Written by wordpress627 on August 16, 2018

Thanks to our relationship with Audit Analytics, we’re able to bring you this exclusive new research series.

PART TWO: The SEC’s concerns

Although the number of IPOs is slowly rising, the Securities and Exchange Commission remains concerned about public market access for smaller companies, and have adopted and proposed a number of steps to address the regulatory components of the process, including:

  • Expanding confidential submissions to all companies. This is important because companies can wait for the right market conditions, and if the IPO is postponed, they can avoid speculation that it was due to SEC comments.
  • Regulation A+ of Title IV of the JOBS Act came into effect in 2015, allowing companies to raise up to $50 million in a mini-IPO, and then proceed to a regular IPO. More than 180 companies raised about $650 million in proceeds using this provision and 10 companies were listed on NYSE and NASDAQ.
  • The SEC is considering whether to roll back some other provisions and provide additional reliefs, including permitting “testing the water” for all companies, not only emerging growth companies (EGC). This allows companies to evaluate interest before filing for an IPO.
  • In the most recent attempt to curb regulatory costs, in June 2018 the SEC adopted a proposal that expanded the definition of smaller reporting company. Smaller reporting companies may provide scaled down disclosures on certain topics.

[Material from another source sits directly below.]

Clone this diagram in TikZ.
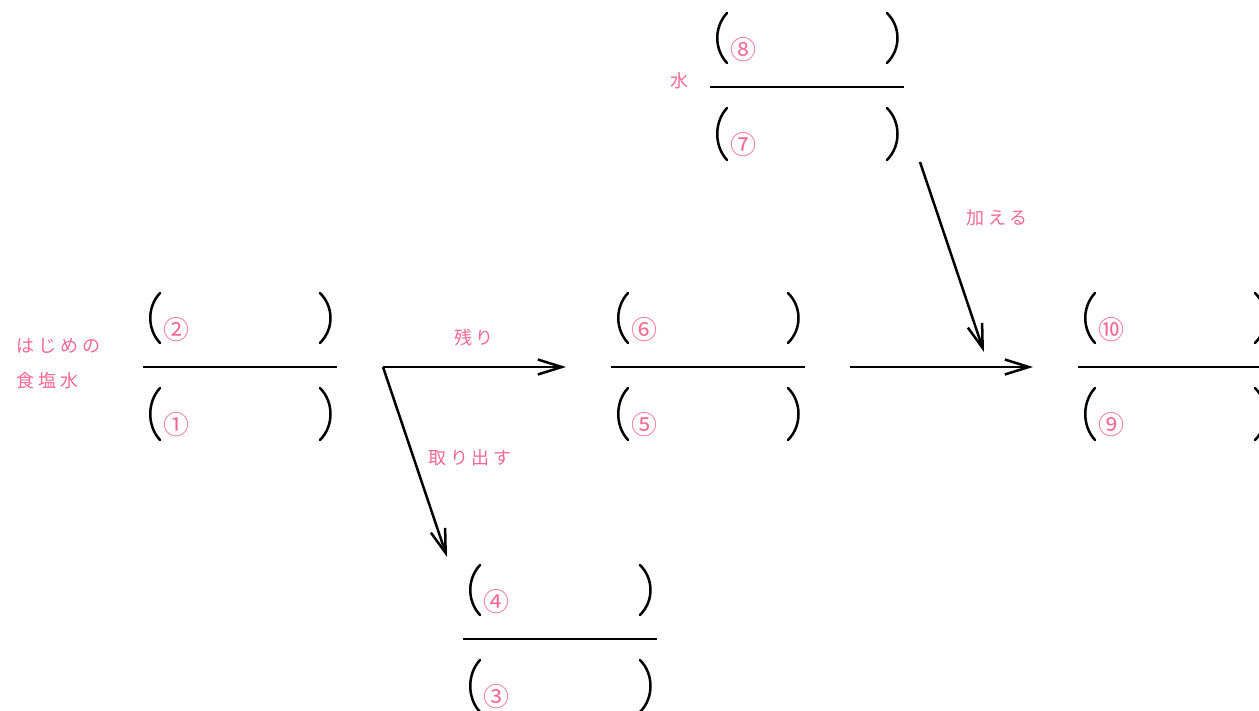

On the face of it, the 60 companies that went public in the first quarter of 2018 looks like a good sign that the IPO market is thawing. The percentage of EGC companies, as a percentage of total IPOs, rose sharply in 2017 and the first quarter of 2018 versus previous years –almost 90% from 70% – indicating that smaller companies are going public more frequently.

There are several factors that will prohibit a return to the number of IPOs we saw at the beginning of this century. In 2000 there were 126 IPOs in the first quarter and 397 total that year. Many of the companies that went public in the 1990s did not have viable long-term businesses and closed following the dot-com crash in the early 2000s. This analysis will explore factors that may indicate recent efforts made by the SEC to increase capital formation are having a positive effect on IPOs.

SEC Chairman, Jay Clayton, has said in a number of speeches that capital formation is a top priority for the agency, stating “I have been vocal about my desire to enhance the ability of every American to participate in investment opportunities, including through the public markets. I also want American businesses to be able to raise the money they need to grow and create jobs.”

One recent change made to help make IPOs more attractive is allowing all companies to submit confidential, nonpublic draft registration statements relating to IPOs for SEC staff review. Previously, this accommodation was limited to emerging growth companies. Also, the Division of Corporation Finance will accept draft registration statements for nonpublic review during a company’s first year in the SEC’s reporting system. According to the SEC Chairman, many companies have already taken advantage of these changes.

Another goal of the SEC is to reduce filing costs. Mr. Clayton has said “I want to encourage companies to consider whether such modifications may be helpful in connection with their capital-raising activities and assure you that SEC staff is placing a high priority on responding with timely guidance.”